Чего требовать от бедных женщин, если кредо мужчин — «поменьше ответственности, побольше удовольствий». Не нужно будет удивляться, если лет через десять брачные агентства начнут устраивать нашим барышням счастливые браки не с европейскими сморчками, а с трезвыми и работящими китайцами.
У этих с дисциплиной все в порядке. Если учатся, то с утра до вечера; если тренируются, то из спортзала не выходят. И так во всем.
Догнать их или даже слабо подражать им нет никакой возможности. Дай Бог хоть как-то сдвинуться с мертвой точки.
У Майи Кучерской в ее «Современном патерике» (есть такая контраверсийная и любопытная книжонка) встречается сюжет: молодой монах приходит к старцу и жалуется на уныние. Старец дает совет — десять отжиманий и холодный душ. Молодой думает, что ослышался. Спрашивает о молитвах, Псалтири. Но старец непреклонен — отжимания и душ, потому что это не духовная брань, а тоска, рожденная избытком сил в молодом и бездеятельном организме.
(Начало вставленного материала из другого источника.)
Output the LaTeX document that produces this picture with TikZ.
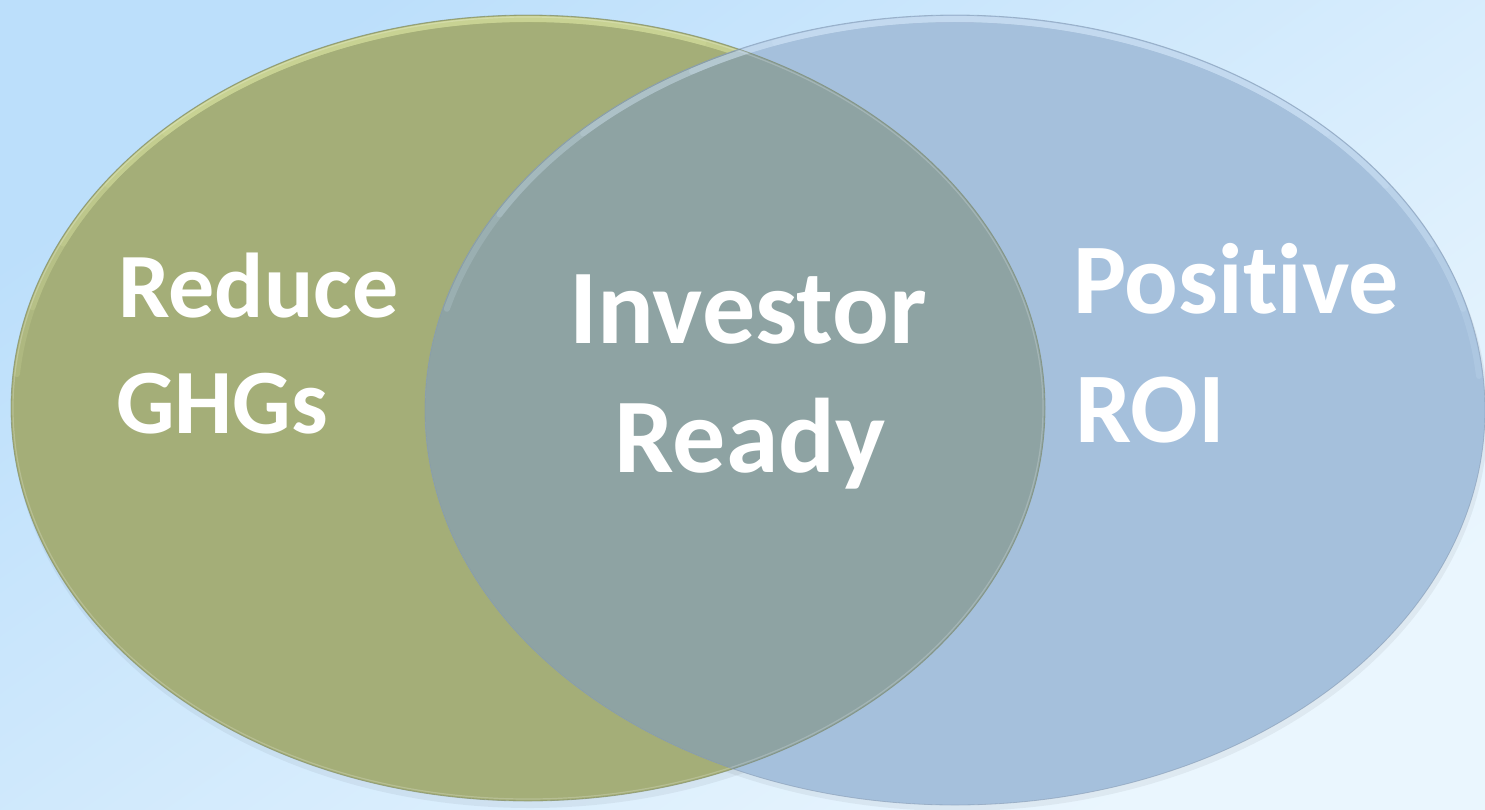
\documentclass[tikz,border=0pt]{standalone}
\usepackage{fontspec}
\newfontfamily\carlito[Ligatures=NoCommon]{Carlito}
\usetikzlibrary{shadings}
\definecolor{bgA}{RGB}{188,223,251}
\definecolor{bgB}{RGB}{234,246,254}
\definecolor{leftfill}{RGB}{164,174,120}
\definecolor{rightfill}{RGB}{165,192,220}
\definecolor{overfill}{RGB}{142,163,163}
\definecolor{leftedge}{RGB}{120,130,90}
\definecolor{rightedge}{RGB}{130,150,175}
\definecolor{leftglow}{RGB}{228,238,170}
\definecolor{rightglow}{RGB}{220,238,255}
\tikzset{
  lbl/.style={text=white, inner sep=0pt, anchor=base west},
  lblc/.style={text=white, inner sep=0pt, anchor=base},
  rim/.style={line width=0.8pt, opacity=0.55},
  glow/.style={line width=6pt, opacity=0.16, line cap=round}
}
\begin{document}
\begin{tikzpicture}[x=1pt,y=-1pt]
\useasboundingbox (0,0) rectangle (1485,809);
% background
\shade[shading=axis, top color=bgA, bottom color=bgB, shading angle=35] (0,0) rectangle (1485,809);
% soft shadow under ellipses
\fill[black, opacity=0.05] (530,414) ellipse [x radius=518, y radius=394];
\fill[black, opacity=0.05] (957,416) ellipse [x radius=531, y radius=395];
% left ellipse
\fill[leftfill] (528,408) ellipse [x radius=517, y radius=393];
\foreach \a/\b in {185/345,195/330,205/315,215/300,225/290}
  \draw[glow, leftglow] (528,408) ++(\a:513 and 389) arc[start angle=\a, end angle=\b, x radius=513, y radius=389];
% right ellipse
\fill[rightfill] (955,410) ellipse [x radius=530, y radius=395];
% overlap
\begin{scope}
  \clip (528,408) ellipse [x radius=517, y radius=393];
  \fill[overfill] (955,410) ellipse [x radius=530, y radius=395];
  \draw[white, line width=1.2pt, opacity=0.2] (528,408) ellipse [x radius=515, y radius=391];
\end{scope}
\foreach \a/\b in {195/355,210/345,225/335,240/325,250/315}
  \draw[glow, rightglow] (955,410) ++(\a:526 and 391) arc[start angle=\a, end angle=\b, x radius=526, y radius=391];
% rims
\draw[rim, leftedge] (528,408) ellipse [x radius=517, y radius=393];
\draw[rim, rightedge] (955,410) ellipse [x radius=530, y radius=395];
% labels
\node[lbl, font={\carlito\bfseries\fontsize{92}{110}\selectfont}] (reduce) at (118,317) {Reduce};
\node[lbl, font={\carlito\bfseries\fontsize{92}{110}\selectfont}] (ghgs) at (116,433) {GHGs};
\node[lblc, font={\carlito\bfseries\fontsize{106}{120}\selectfont}] (investor) at (748,343) {Investor};
\node[lblc, font={\carlito\bfseries\fontsize{106}{120}\selectfont}] (ready) at (750,472) {Ready};
\node[lbl, font={\carlito\bfseries\fontsize{100}{120}\selectfont}] (positive) at (1073,313) {Positive};
\node[lbl, font={\carlito\bfseries\fontsize{100}{120}\selectfont}] (roi) at (1075,442) {ROI};
\end{tikzpicture}
\end{document}
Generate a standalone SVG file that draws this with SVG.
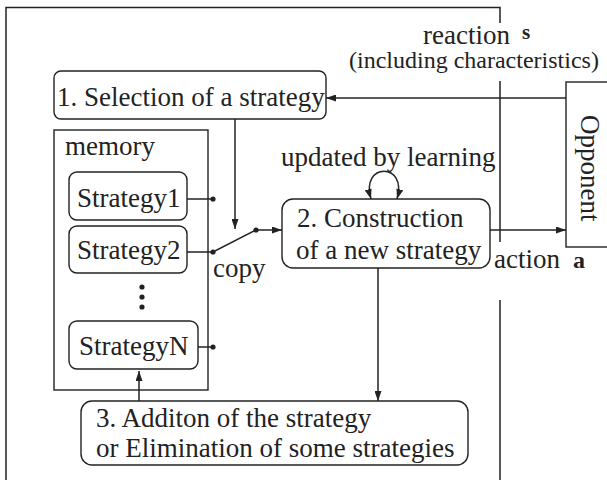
<svg xmlns="http://www.w3.org/2000/svg" width="607" height="480" viewBox="0 0 607 480">
  <defs>
    <style>
      .box { fill: #ffffff; stroke: #222222; stroke-width: 1.4; }
      .line { fill: none; stroke: #222222; stroke-width: 1.5; }
      .dot { fill: #222222; }
      .t { font-family: "Liberation Serif", "Times New Roman", serif; font-size: 27px; fill: #222222; }
      .small { font-size: 24px; }
      .tb { font-family: "Liberation Serif", "Times New Roman", serif; font-weight: bold; fill: #222222; }
    </style>
    <marker id="arrow" viewBox="0 0 10 7" refX="10" refY="3.5" markerWidth="10" markerHeight="7" markerUnits="userSpaceOnUse" orient="auto-start-reverse">
      <path d="M0,0 L10,3.5 L0,7 z" fill="#222222"/>
    </marker>
  </defs>
  <rect width="607" height="480" fill="#ffffff"/>

  <!-- agent frame, open at the bottom, broken on the right for labels -->
  <g id="frame" class="line">
    <path d="M6,490 L6,7.5 L500,7.5 L500,23"/>
    <path d="M500,81 L500,242"/>
    <path d="M500,300 L500,490"/>
  </g>

  <g id="labels">
    <text class="t" x="423" y="44" font-size="26">reaction</text>
    <text class="tb" x="522" y="39" font-size="21">s</text>
    <text class="t small" x="349" y="68">(including characteristics)</text>
    <text class="t" x="281" y="166">updated by learning</text>
    <text class="t" x="213" y="277">copy</text>
    <text class="t" x="494" y="268">action</text>
    <text class="tb" x="573" y="268" font-size="24">a</text>
  </g>

  <g id="selection">
    <rect class="box" x="54" y="71" width="272" height="48" rx="7"/>
    <text class="t" x="57" y="106">1. Selection of a strategy</text>
  </g>

  <g id="memory">
    <rect class="box" x="54" y="130" width="154" height="260"/>
    <text class="t" x="65" y="155">memory</text>
    <circle class="dot" cx="142" cy="287" r="2.6"/>
    <circle class="dot" cx="142" cy="297" r="2.6"/>
    <circle class="dot" cx="142" cy="307" r="2.6"/>
  </g>

  <g id="strategy1">
    <rect class="box" x="69" y="172" width="118" height="48" rx="8"/>
    <text class="t" x="77" y="207">Strategy1</text>
  </g>

  <g id="strategy2">
    <rect class="box" x="69" y="226" width="118" height="47" rx="8"/>
    <text class="t" x="77" y="259">Strategy2</text>
  </g>

  <g id="strategyN">
    <rect class="box" x="69" y="321" width="129" height="48" rx="8"/>
    <text class="t" x="79" y="355">StrategyN</text>
  </g>

  <g id="construction">
    <rect class="box" x="282" y="199" width="208" height="69" rx="11"/>
    <text class="t" x="297" y="227">2. Construction</text>
    <text class="t" x="296" y="259">of a new strategy</text>
  </g>

  <g id="addition">
    <rect class="box" x="81" y="401" width="387" height="64" rx="11"/>
    <text class="t" x="96" y="427">3. Additon of the strategy</text>
    <text class="t" x="96" y="457">or Elimination of some strategies</text>
  </g>

  <g id="opponent">
    <rect class="box" x="566" y="82" width="60" height="165"/>
    <text class="t" transform="translate(581,115) rotate(90)">Opponent</text>
  </g>

  <g id="connectors">
    <path class="line" d="M566,98 L326,98" marker-end="url(#arrow)"/>
    <path class="line" d="M235,119 L235,229" marker-end="url(#arrow)"/>
    <path class="line" d="M187,199 L213,199"/>
    <circle class="dot" cx="213" cy="199" r="2.6"/>
    <path class="line" d="M187,252 L213,252 L256,230"/>
    <circle class="dot" cx="213" cy="252" r="2.6"/>
    <circle class="dot" cx="256" cy="230" r="2.6"/>
    <path class="line" d="M256,230 L282,230" marker-end="url(#arrow)"/>
    <path class="line" d="M198,347 L213,347"/>
    <circle class="dot" cx="213" cy="347" r="2.6"/>
    <path class="line" d="M490,230 L566,230" marker-end="url(#arrow)"/>
    <path class="line" d="M378,268 L378,401" marker-end="url(#arrow)"/>
    <path class="line" d="M139,401 L139,371" marker-end="url(#arrow)"/>
    <path class="line" d="M371,199 C360,162 408,162 397,199" marker-start="url(#arrow)" marker-end="url(#arrow)"/>
  </g>
</svg>
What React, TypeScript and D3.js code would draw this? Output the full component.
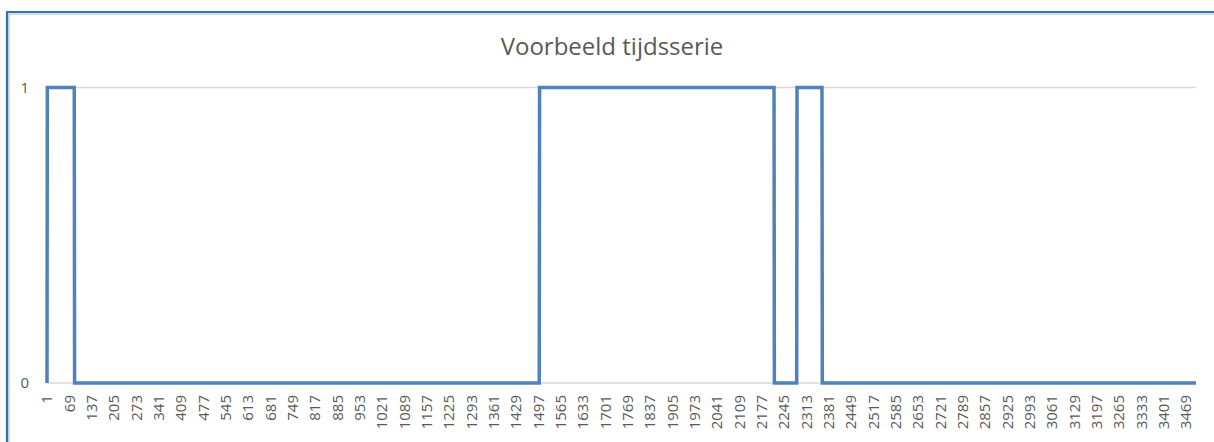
import { useEffect, useRef } from "react";
import * as d3 from "d3";

// series as runs: [first index, last index, value]
const runStart = [1, 2, 85, 1501, 2216, 2285, 2362];
const runEnd = [1, 84, 1500, 2215, 2284, 2361, 3500];
const runValue = [0, 1, 0, 1, 0, 1, 0];
const labelStep = 68;
const yTicks = [0, 1];
const title = "Voorbeeld tijdsserie";

const categories: number[] = [];
const values: number[] = [];
runStart.forEach((s, k) => {
  for (let i = s; i <= runEnd[k]; i++) {
    categories.push(i);
    values.push(runValue[k]);
  }
});

export default function App() {
  const ref = useRef<SVGSVGElement>(null);

  useEffect(() => {
    const width = 1214;
    const height = 442;
    const left = 47;
    const right = 1196;
    const top = 87.5;
    const bottom = 383;

    const svg = d3.select(ref.current);
    svg.selectAll("*").remove();

    svg.append("rect").attr("width", width).attr("height", height).attr("fill", "#fff");

    // chart frame (cropped, only left and top visible)
    svg.append("path")
      .attr("d", `M9,${height + 5}V14H${width + 5}`)
      .attr("fill", "none")
      .attr("stroke", "#d0d0d0")
      .attr("stroke-width", 1.5);
    svg.append("path")
      .attr("d", `M7,${height + 5}V12H${width + 5}`)
      .attr("fill", "none")
      .attr("stroke", "#2e75b6")
      .attr("stroke-width", 2.2);

    svg.append("text")
      .attr("x", 612)
      .attr("y", 55)
      .attr("text-anchor", "middle")
      .attr("font-family", "Open Sans")
      .attr("font-size", 24)
      .attr("fill", "#595959")
      .text(title);

    const x = d3.scaleLinear()
      .domain([categories[0], categories[categories.length - 1]])
      .range([left, right]);

    const y = d3.scaleLinear().domain([0, 1]).range([bottom, top]);

    // gridlines + y labels
    yTicks.forEach(t => {
      svg.append("line")
        .attr("x1", left).attr("x2", right)
        .attr("y1", y(t)).attr("y2", y(t))
        .attr("stroke", "#d9d9d9")
        .attr("stroke-width", 1.5);
      svg.append("text")
        .attr("x", 29)
        .attr("y", y(t))
        .attr("dy", "0.35em")
        .attr("text-anchor", "end")
        .attr("font-family", "Open Sans")
        .attr("font-size", 15)
        .attr("fill", "#595959")
        .text(t);
    });

    // x labels every 68 categories
    const shown = categories.filter(c => (c - 1) % labelStep === 0);
    svg.selectAll(".xl")
      .data(shown)
      .enter()
      .append("text")
      .attr("class", "xl")
      .attr("transform", d => `translate(${x(d)},395) rotate(-90)`)
      .attr("dy", "0.36em")
      .attr("text-anchor", "end")
      .attr("font-family", "Open Sans")
      .attr("font-size", 15)
      .attr("fill", "#595959")
      .text(d => d);

    const line = d3.line<number>()
      .x((d, i) => x(categories[i]))
      .y(d => y(d));

    svg.append("path")
      .datum(values)
      .attr("fill", "none")
      .attr("stroke", "#4f81bd")
      .attr("stroke-width", 3.5)
      .attr("stroke-linejoin", "miter")
      .attr("d", line);
  }, []);

  return (
    <svg
      ref={ref}
      width={1214}
      height={442}
      style={{ position: "absolute", left: 0, top: 0, display: "block" }}
    ></svg>
  );
}
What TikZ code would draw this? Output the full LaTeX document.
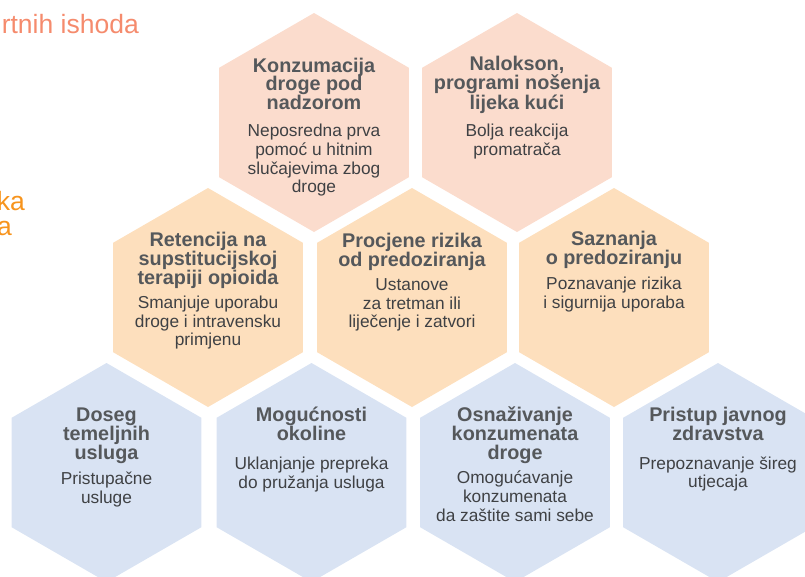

Цивилизация, ориентированная на комфорт, не сделала нас лучше. Она создала условия для того, чтобы плохой стал еще хуже, а хороший расслабился. Становится понятной та забота Церкви о человеке, которая невежам кажется формализмом или излишней строгостью. Посты, поклоны, длинные службы нужны человеку, поскольку без дисциплины, ограничений и труда человек исчезает.
На его месте появляется недочеловек — полубес, полуживотное. В этом инфернальном зверинце мы уже отчасти живем и чем меньше это ощущаем, тем больше к нему принадлежим.
Счастье — категория не внешняя, а внутренняя. Когда Адам был в раю, то и в Адаме был рай. Ни ученость, ни богатство, ни здоровье сами в себе неизбежного счастья не содержат и дать его человеку не в силах. Есть несчастные академики, и есть счастливцы, не умеющие читать. Есть миллионеры, проклинающие ночь своего зачатия, и есть голытьба, благодарная Богу за чашку риса. Вопрос в подходах, в образе мыслей, в вере и уповании. Если на это не обращать внимания, то сколько ни одаривай благами гнусного и неблагодарного человека — его бездонное сердце останется холодным и пустым.